* [YOUR INSTRUCTIONS]
Reproduce the material word for word; the images stay out.
○ ○ ○
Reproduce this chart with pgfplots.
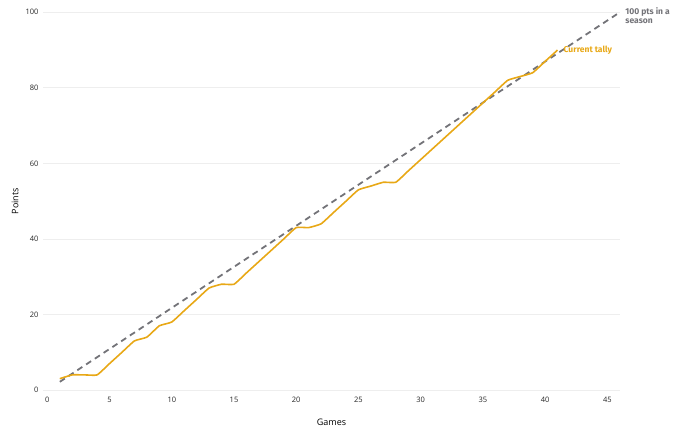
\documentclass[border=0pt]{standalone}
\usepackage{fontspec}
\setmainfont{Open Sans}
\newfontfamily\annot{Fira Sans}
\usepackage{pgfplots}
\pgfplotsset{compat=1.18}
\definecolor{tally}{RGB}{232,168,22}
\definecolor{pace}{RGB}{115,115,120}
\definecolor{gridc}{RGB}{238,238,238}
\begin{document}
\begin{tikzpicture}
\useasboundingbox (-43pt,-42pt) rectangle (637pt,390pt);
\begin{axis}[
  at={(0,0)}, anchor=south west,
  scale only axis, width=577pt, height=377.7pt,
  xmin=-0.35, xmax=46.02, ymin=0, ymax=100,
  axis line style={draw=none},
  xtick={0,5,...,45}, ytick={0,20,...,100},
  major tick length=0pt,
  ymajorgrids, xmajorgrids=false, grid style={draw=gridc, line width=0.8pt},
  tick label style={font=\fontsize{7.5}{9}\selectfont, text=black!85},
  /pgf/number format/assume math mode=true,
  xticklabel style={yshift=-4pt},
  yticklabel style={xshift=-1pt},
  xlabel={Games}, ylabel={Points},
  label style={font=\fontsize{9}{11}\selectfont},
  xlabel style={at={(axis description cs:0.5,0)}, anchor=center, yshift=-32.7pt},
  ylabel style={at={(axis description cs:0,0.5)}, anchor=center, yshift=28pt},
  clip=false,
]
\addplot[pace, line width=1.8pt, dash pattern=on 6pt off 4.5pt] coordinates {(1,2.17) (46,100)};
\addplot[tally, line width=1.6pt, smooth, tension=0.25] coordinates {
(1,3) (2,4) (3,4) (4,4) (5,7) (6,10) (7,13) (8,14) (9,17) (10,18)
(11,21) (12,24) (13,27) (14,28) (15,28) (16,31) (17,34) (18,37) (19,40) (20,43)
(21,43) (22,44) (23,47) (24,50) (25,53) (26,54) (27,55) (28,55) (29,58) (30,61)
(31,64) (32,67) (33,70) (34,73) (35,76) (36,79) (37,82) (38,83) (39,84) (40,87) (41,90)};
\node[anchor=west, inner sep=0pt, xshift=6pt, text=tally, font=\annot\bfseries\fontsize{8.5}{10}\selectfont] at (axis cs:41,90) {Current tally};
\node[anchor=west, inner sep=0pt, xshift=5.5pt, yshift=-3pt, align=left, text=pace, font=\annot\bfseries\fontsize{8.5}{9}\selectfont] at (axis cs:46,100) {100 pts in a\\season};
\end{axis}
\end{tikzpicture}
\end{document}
○ ○ ○
* [EXERCISE RESPONSE]
Reproduce this chart with pgfplots.
\documentclass[border=0pt]{standalone}
\usepackage{fontspec}
\setmainfont{Open Sans}
\newfontfamily\annot{Fira Sans}
\usepackage{pgfplots}
\pgfplotsset{compat=1.18}
\definecolor{tally}{RGB}{232,168,22}
\definecolor{pace}{RGB}{115,115,120}
\definecolor{gridc}{RGB}{238,238,238}
\begin{document}
\begin{tikzpicture}
\useasboundingbox (-43pt,-42pt) rectangle (637pt,390pt);
\begin{axis}[
  at={(0,0)}, anchor=south west,
  scale only axis, width=577pt, height=377.7pt,
  xmin=-0.35, xmax=46.02, ymin=0, ymax=100,
  axis line style={draw=none},
  xtick={0,5,...,45}, ytick={0,20,...,100},
  major tick length=0pt,
  ymajorgrids, xmajorgrids=false, grid style={draw=gridc, line width=0.8pt},
  tick label style={font=\fontsize{7.5}{9}\selectfont, text=black!85},
  /pgf/number format/assume math mode=true,
  xticklabel style={yshift=-4pt},
  yticklabel style={xshift=-1pt},
  xlabel={Games}, ylabel={Points},
  label style={font=\fontsize{9}{11}\selectfont},
  xlabel style={at={(axis description cs:0.5,0)}, anchor=center, yshift=-32.7pt},
  ylabel style={at={(axis description cs:0,0.5)}, anchor=center, yshift=28pt},
  clip=false,
]
\addplot[pace, line width=1.8pt, dash pattern=on 6pt off 4.5pt] coordinates {(1,2.17) (46,100)};
\addplot[tally, line width=1.6pt, smooth, tension=0.25] coordinates {
(1,3) (2,4) (3,4) (4,4) (5,7) (6,10) (7,13) (8,14) (9,17) (10,18)
(11,21) (12,24) (13,27) (14,28) (15,28) (16,31) (17,34) (18,37) (19,40) (20,43)
(21,43) (22,44) (23,47) (24,50) (25,53) (26,54) (27,55) (28,55) (29,58) (30,61)
(31,64) (32,67) (33,70) (34,73) (35,76) (36,79) (37,82) (38,83) (39,84) (40,87) (41,90)};
\node[anchor=west, inner sep=0pt, xshift=6pt, text=tally, font=\annot\bfseries\fontsize{8.5}{10}\selectfont] at (axis cs:41,90) {Current tally};
\node[anchor=west, inner sep=0pt, xshift=5.5pt, yshift=-3pt, align=left, text=pace, font=\annot\bfseries\fontsize{8.5}{9}\selectfont] at (axis cs:46,100) {100 pts in a\\season};
\end{axis}
\end{tikzpicture}
\end{document}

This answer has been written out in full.